That means you can’t use a deduction from one entity against income from a different entity. It also means that the deduction is valuable only if the entity itself is generating taxable income.

That’s important because most Crowdfunding investments and ICOs, whether for real estate projects or startups, don’t generate taxable income. Most real estate projects produce losses in the early years because of depreciation deductions, while most startups generate losses in the early years because, well, because they’re startups.

The section 199A deduction also doesn’t apply to income from capital gains, interest income, or dividends income. It applies only to ordinary business income, including rental income*. Thus, when the real estate project is sold or the startup achieves its exit, section 199A doesn’t provide any relief.

Finally, the deduction is available only to individuals and other pass-through entities, not to C corporations.

*Earlier drafts of section 199A didn’t include rental income. At the last minute rental income was included and Senator Bob Corker, who happens to own a lot of rental property, switched his vote from No to Yes. Go figure.

The Calculation

General Rule

The general rule is that the investor is entitled to deduct 20% of his income from the pass-through entity. Simple.

Deduction Limits

Alas, the 20% deduction is subject to limitations, which I refer to as the Deduction Limits. Specifically, the investor’s nominal 20% deduction cannot exceed the greater of:

  • The investor’s share of 50% of the wages paid by the entity; or
  • The sum of:
    • The investor’s share of 25% of the wages paid by the entity; plus
    • The investor’s share of 2.5% of the cost of the entity’s depreciable property.

Each of those clauses is subject to special rules and defined terms. For purposes of this summary, I’ll point out three things:

  • The term “wages” means W-2 wages, to employees. It doesn’t include amounts paid to independent contractors and reported on a Form 1099.
  • The cost of the entity’s depreciable property means just that: the cost of the property, not its tax basis, which is reduced by depreciation deductions.
  • Land is not depreciable property.
  • Once an asset reaches the end of its depreciable useful life or 10 years, whichever is later, you stop counting it. That means the “regular” useful life, not the accelerated life used to actually depreciate it.

Exception Based on Income

The nominal deduction and the Deduction Limits are not the end of the story.

If the investor’s personal taxable income is less than $157,500 ($315,000 for a married couple filing a joint return), then the Deduction Limits don’t apply and he can just deduct the flat 20%. And if his personal taxable income is less than $207,500 ($415,000 on a joint return) then the Deduction Limits are, in effect, phased out, depending on where in the spectrum his taxable income falls.
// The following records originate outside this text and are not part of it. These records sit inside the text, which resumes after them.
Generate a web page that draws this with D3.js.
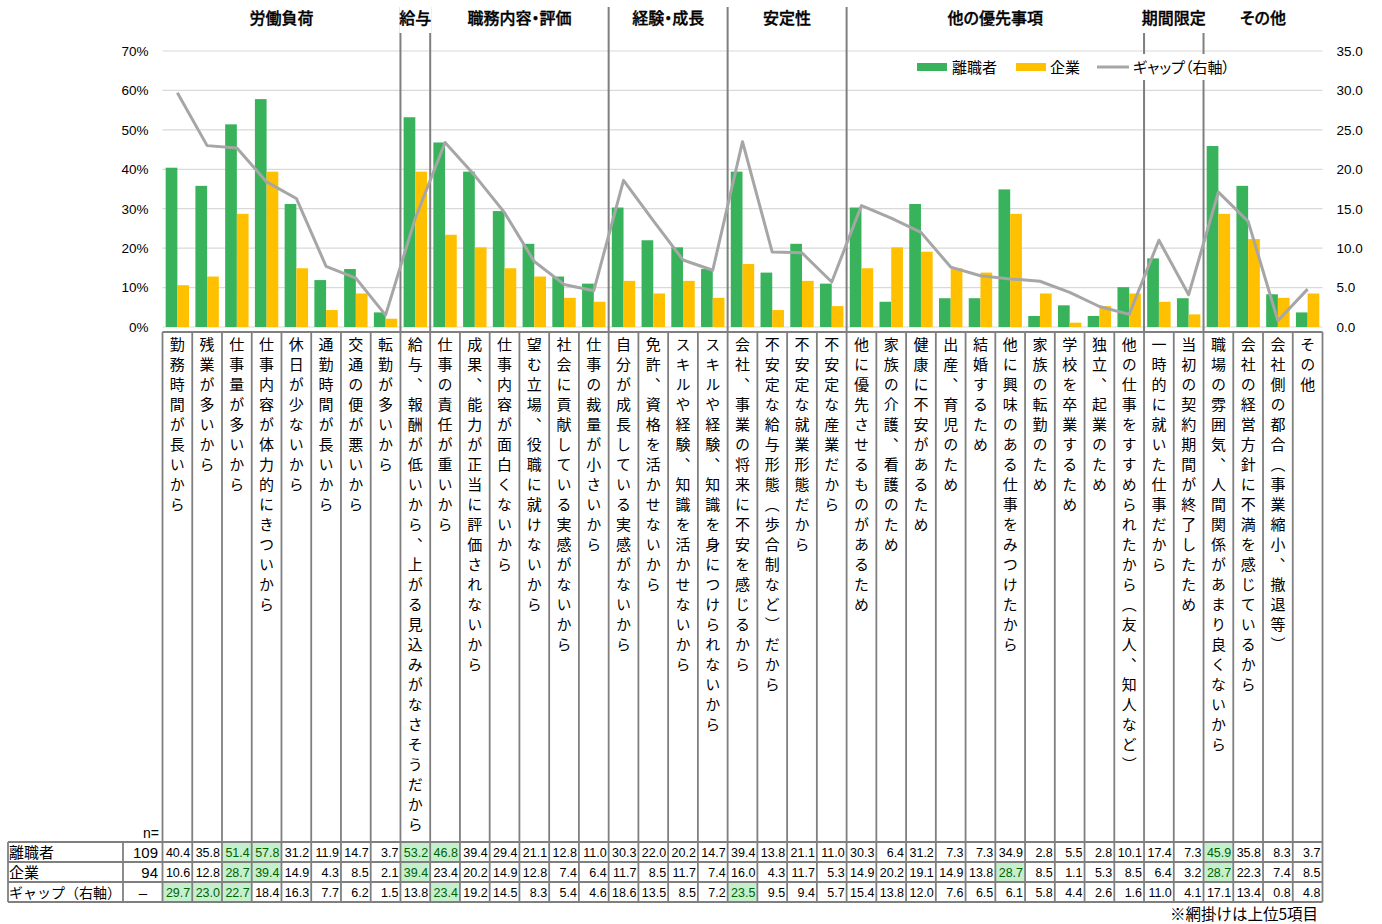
<!DOCTYPE html>
<html><head><meta charset="utf-8">
<script src="https://cdn.jsdelivr.net/npm/d3@7"></script>
<style>
body{margin:0;background:#fff;}
svg text{font-family:"Noto Sans CJK JP","Noto Sans",sans-serif;}
.num{font-family:"Liberation Sans",Arial,sans-serif;}
</style></head>
<body>
<svg id="chart" width="1382" height="924"></svg>
<script>
const categories = [
 "勤務時間が長いから","残業が多いから","仕事量が多いから","仕事内容が体力的にきついから","休日が少ないから","通勤時間が長いから","交通の便が悪いから","転勤が多いから",
 "給与、報酬が低いから、上がる見込みがなさそうだから",
 "仕事の責任が重いから","成果、能力が正当に評価されないから","仕事内容が面白くないから","望む立場、役職に就けないから","社会に貢献している実感がないから","仕事の裁量が小さいから",
 "自分が成長している実感がないから","免許、資格を活かせないから","スキルや経験、知識を活かせないから","スキルや経験、知識を身につけられないから",
 "会社、事業の将来に不安を感じるから","不安定な給与形態（歩合制など）だから","不安定な就業形態だから","不安定な産業だから",
 "他に優先させるものがあるため","家族の介護、看護のため","健康に不安があるため","出産、育児のため","結婚するため","他に興味のある仕事をみつけたから","家族の転勤のため","学校を卒業するため","独立、起業のため","他の仕事をすすめられたから（友人、知人など）",
 "一時的に就いた仕事だから","当初の契約期間が終了したため",
 "職場の雰囲気、人間関係があまり良くないから","会社の経営方針に不満を感じているから","会社側の都合（事業縮小、撤退等）","その他"
];
const groupNames = ["労働負荷","給与","職務内容・評価","経験・成長","安定性","他の優先事項","期間限定","その他"];
const groupSizes = [8,1,6,4,4,10,2,4];
const leavers = [40.4,35.8,51.4,57.8,31.2,11.9,14.7,3.7,53.2,46.8,39.4,29.4,21.1,12.8,11.0,30.3,22.0,20.2,14.7,39.4,13.8,21.1,11.0,30.3,6.4,31.2,7.3,7.3,34.9,2.8,5.5,2.8,10.1,17.4,7.3,45.9,35.8,8.3,3.7];
const companies = [10.6,12.8,28.7,39.4,14.9,4.3,8.5,2.1,39.4,23.4,20.2,14.9,12.8,7.4,6.4,11.7,8.5,11.7,7.4,16.0,4.3,11.7,5.3,14.9,20.2,19.1,14.9,13.8,28.7,8.5,1.1,5.3,8.5,6.4,3.2,28.7,22.3,7.4,8.5];
const gap = [29.7,23.0,22.7,18.4,16.3,7.7,6.2,1.5,13.8,23.4,19.2,14.5,8.3,5.4,4.6,18.6,13.5,8.5,7.2,23.5,9.5,9.4,5.7,15.4,13.8,12.0,7.6,6.5,6.1,5.8,4.4,2.6,1.6,11.0,4.1,17.1,13.4,0.8,4.8];
const leftTicks = [0,0.1,0.2,0.3,0.4,0.5,0.6,0.7];
const rightTicks = [0,5,10,15,20,25,30,35];
const seriesNames = ["離職者","企業","ギャップ（右軸）"];
const rowNs = ["109","94","–"];
const noteText = "※網掛けは上位5項目";

const GREEN="#38b35c", YELLOW="#ffc000", GRAY="#a6a6a6", LINE="#7f7f7f";
const svg = d3.select("#chart");
const L=162.5, R=1322.5, T=51, B=327;
const x = d3.scaleBand().domain(categories).range([L,R]);
const bw = x.bandwidth();
const xs = d3.scaleBand().domain(["a","b"]).range([0,bw]).paddingOuter(0.27);
const y = d3.scaleLinear().domain([0,0.7]).range([B,T]);
const yr = d3.scaleLinear().domain([0,35]).range([B,T]);

// gridlines
svg.append("g").selectAll("line").data(leftTicks).join("line")
 .attr("x1",L).attr("x2",R).attr("y1",d=>y(d)).attr("y2",d=>y(d))
 .attr("stroke","#d9d9d9").attr("stroke-width",1.2);

// axes
const ax = svg.append("g").attr("transform",`translate(${L},0)`)
 .call(d3.axisLeft(y).tickValues(leftTicks).tickFormat(d3.format(".0%")).tickSize(0).tickPadding(14));
ax.select(".domain").remove();
ax.selectAll("text").attr("class","num").style("font-size","13.5px").attr("fill","#000");
const ar = svg.append("g").attr("transform",`translate(${R},0)`)
 .call(d3.axisRight(yr).tickValues(rightTicks).tickFormat(d3.format(".1f")).tickSize(0).tickPadding(14));
ar.select(".domain").remove();
ar.selectAll("text").attr("class","num").style("font-size","13.5px").attr("fill","#000");

// group boundaries
const bounds=[]; let acc=0;
groupSizes.forEach((s,i)=>{ bounds.push({name:groupNames[i],s:acc,e:acc+s}); acc+=s; });
const bx = i => i>=categories.length ? R : x(categories[i]);

// bars
const bars = svg.append("g");
bars.selectAll(".g").data(categories).join("rect")
 .attr("x",d=>x(d)+xs("a")).attr("width",xs.bandwidth())
 .attr("y",(d,i)=>y(leavers[i]/100)).attr("height",(d,i)=>B-y(leavers[i]/100))
 .attr("fill",GREEN);
bars.selectAll(".c").data(categories).join("rect")
 .attr("x",d=>x(d)+xs("b")).attr("width",xs.bandwidth())
 .attr("y",(d,i)=>y(companies[i]/100)).attr("height",(d,i)=>B-y(companies[i]/100))
 .attr("fill",YELLOW);

// dividers
svg.append("g").selectAll("line").data(bounds.slice(1)).join("line")
 .attr("x1",d=>bx(d.s)).attr("x2",d=>bx(d.s)).attr("y1",7).attr("y2",332)
 .attr("stroke",LINE).attr("stroke-width",2);

// gap line
const line = d3.line().x((d,i)=>x(categories[i])+bw/2).y(d=>yr(d));
svg.append("path").datum(gap).attr("d",line).attr("fill","none")
 .attr("stroke",GRAY).attr("stroke-width",3).attr("stroke-linejoin","round");

// group headers
const hg = svg.append("g");
bounds.forEach(b=>{
  const cx=(bx(b.s)+bx(b.e))/2;
  const t = hg.append("text").attr("x",cx).attr("y",24).attr("text-anchor","middle")
   .style("font-size","16px").style("font-weight","500").style("font-feature-settings","'palt'")
   .attr("stroke","#000").attr("stroke-width",0.35).text(b.name);
  const bb=t.node().getBBox();
  if (bb.width > bx(b.e)-bx(b.s)-4) {
    hg.insert("rect","text").attr("x",bb.x).attr("y",bb.y).attr("width",bb.width).attr("height",bb.height+4).attr("fill","#fff");
  }
});
hg.selectAll("text").raise();

// table
const tb = svg.append("g");
const rowY=[842,862,882,902];
tb.selectAll(".lab").data(categories).join("text")
 .attr("x",d=>x(d)+bw/2).attr("y",337)
 .style("writing-mode","vertical-rl").style("font-size","15px").style("letter-spacing","5px")
 .text(d=>d);
const rows=[leavers,companies,gap];
rows.forEach((vals,r)=>{
  const yc=(rowY[r]+rowY[r+1])/2;
  const sorted=[...vals].sort((a,b)=>b-a); const thr=sorted[4];
  vals.forEach((v,i)=>{
    const x0=x(categories[i]);
    const hi = v>=thr;
    if(hi) tb.append("rect").attr("x",x0).attr("y",rowY[r]).attr("width",bw).attr("height",20).attr("fill","#c6efce");
    tb.append("text").attr("class","num").attr("x",x0+bw-2).attr("y",yc+4.5).attr("text-anchor","end")
     .style("font-size","12.5px").attr("fill",hi?"#006100":"#000").text(v.toFixed(1));
  });
  tb.append("text").attr("x",9).attr("y",yc+5.5).style("font-size",r<2?"15px":"14px").text(seriesNames[r]);
  tb.append("text").attr("class","num").attr("x",r<2?158:143).attr("y",yc+5.5)
   .attr("text-anchor",r<2?"end":"middle").style("font-size","15px").text(rowNs[r]);
});
tb.append("text").attr("class","num").attr("x",159).attr("y",838).attr("text-anchor","end").style("font-size","14px").text("n=");
const tl = tb.append("g").attr("stroke",LINE).attr("stroke-width",1.8);
tl.append("line").attr("x1",L).attr("x2",R).attr("y1",332).attr("y2",332);
rowY.forEach(yy=>tl.append("line").attr("x1",8).attr("x2",R).attr("y1",yy).attr("y2",yy));
d3.range(categories.length+1).forEach(i=>{
  const xx=bx(i);
  tl.append("line").attr("x1",xx).attr("x2",xx).attr("y1",332).attr("y2",902);
});
[8,123].forEach(xx=>tl.append("line").attr("x1",xx).attr("x2",xx).attr("y1",842).attr("y2",902));
svg.append("text").attr("x",1318).attr("y",920).attr("text-anchor","end").style("font-size","15.5px").text(noteText);

// legend (on top)
const lg = svg.append("g");
lg.append("rect").attr("x",905).attr("y",54).attr("width",335).attr("height",26).attr("fill","#fff");
lg.append("rect").attr("x",917).attr("y",63).attr("width",30).attr("height",8).attr("fill",GREEN);
lg.append("rect").attr("x",1016).attr("y",63).attr("width",30).attr("height",8).attr("fill",YELLOW);
lg.append("line").attr("x1",1097).attr("x2",1129).attr("y1",67).attr("y2",67).attr("stroke",GRAY).attr("stroke-width",3);
[[952,0],[1050,1],[1133,2]].forEach(([lx,i])=>{
  lg.append("text").attr("x",lx).attr("y",72.5).style("font-size","15px")
   .style("font-feature-settings","'palt'").text(seriesNames[i]);
});
</script>
</body></html>
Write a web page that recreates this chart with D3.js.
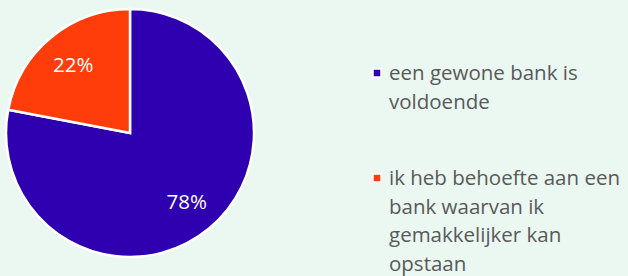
<!DOCTYPE html>
<html lang="nl">
<head>
    <meta charset="UTF-8">
    <title>Bank keuze</title>
    <script src="https://d3js.org/d3.v7.min.js"></script>
    <style>
        body { margin: 0; background: #ebf7f1; }
        .slice-label { font-family: "Open Sans", sans-serif; font-size: 20.5px; fill: #fff; text-anchor: middle; }
        .legend-text { font-family: "Open Sans", sans-serif; font-size: 20.5px; fill: #595959; }
    </style>
</head>
<body>
    <div id="chart"></div>
    <script>
        // Data
        const categories = ["een gewone bank is voldoende", "ik heb behoefte aan een bank waarvan ik gemakkelijker kan opstaan"];
        const values = [78, 22];
        const colors = ["#2e00b0", "#ff3d0a"];

        const width = 628, height = 276;
        const cx = 130, cy = 133, radius = 124;

        const svg = d3.select("#chart")
                      .append("svg")
                      .attr("width", width)
                      .attr("height", height);

        const pie = d3.pie().sort(null).value(d => d);
        const arc = d3.arc().innerRadius(0).outerRadius(radius);
        const labelArc = d3.arc().innerRadius(89).outerRadius(89);

        const g = svg.append("g").attr("transform", `translate(${cx},${cy})`);

        const arcs = pie(values);

        // Slices
        g.selectAll("path")
         .data(arcs)
         .join("path")
         .attr("d", arc)
         .attr("fill", (d, i) => colors[i])
         .attr("stroke", "#fff")
         .attr("stroke-width", 2.5)
         .attr("stroke-linejoin", "miter");

        // Percent labels
        g.selectAll("text")
         .data(arcs)
         .join("text")
         .attr("class", "slice-label")
         .attr("transform", d => `translate(${labelArc.centroid(d)})`)
         .attr("dy", "0.35em")
         .text(d => d.data + "%");

        // Legend
        const legendX = 373, textX = 389, lineH = 28.5;
        const legendStarts = [73, 178];
        const maxW = 242;

        const legend = svg.append("g");
        categories.forEach((cat, i) => {
            const y0 = legendStarts[i];
            legend.append("rect")
                  .attr("x", legendX)
                  .attr("y", y0 - 4)
                  .attr("width", 8)
                  .attr("height", 8)
                  .attr("fill", colors[i])
                  .attr("stroke", "#fff")
                  .attr("stroke-width", 1.5);

            const text = legend.append("text")
                               .attr("class", "legend-text")
                               .attr("x", textX)
                               .attr("y", y0);

            // Wrap words into lines
            const words = cat.split(" ");
            let line = [];
            let tspan = text.append("tspan").attr("x", textX).attr("dy", "0.35em");
            words.forEach(w => {
                line.push(w);
                tspan.text(line.join(" "));
                if (tspan.node().getComputedTextLength() > maxW && line.length > 1) {
                    line.pop();
                    tspan.text(line.join(" "));
                    line = [w];
                    tspan = text.append("tspan")
                                .attr("x", textX)
                                .attr("dy", lineH)
                                .text(w);
                }
            });
        });
    </script>
</body>
</html>
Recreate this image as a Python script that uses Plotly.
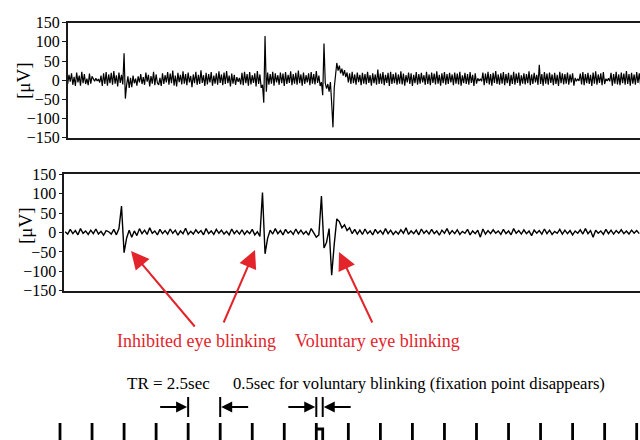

Those dollar limits are indexed for inflation.

ABC, LLC and XYZ, LLC

Bill Smith owns equity interests in two limited liability companies: a 3% interest in ABC, LLC; and a 2% interest in XYZ, LLC. Both generate taxable income. Bill’s share of the taxable income of ABC is $100 and his share of the taxable income of XYZ is $150.

ABC owns an older apartment building, while XYZ owns a string of restaurants.

Like most real estate companies, ABC doesn’t pay any wages as such. Instead, it pays a related management company, Manager, LLC, $500 per year as an independent contractor. All of its personal property has been fully depreciated. Its depreciable real estate, including all the additions and renovations over the years, cost $20,000.

Restaurants pay lots of wages but don’t have much in the way of depreciable assets (I’m assuming XYZ leases its premises). XYZ paid $3,000 of wages and has $1,000 of depreciable assets, but half those assets are older than 10 years and beyond their depreciable useful life, leaving only $500.

Bill and his wife file a joint return and have taxable income of $365,000.

Bill’s Deductions

Calculation With Deduction Limits

Bill’s income from ABC was $100, so his maximum possible deduction is $20. The Deduction Limit is the greater of:

  • 3% of 50% of $0 = $0

OR

  • The sum of:
    • 3% of 25% of $0 = 0; plus
    • 3% of 2.5% of $20,000 = $15 = $15

Thus, ignoring his personal taxable income for the moment, Bill may deduct $15, not $20, against his $100 of income from ABC.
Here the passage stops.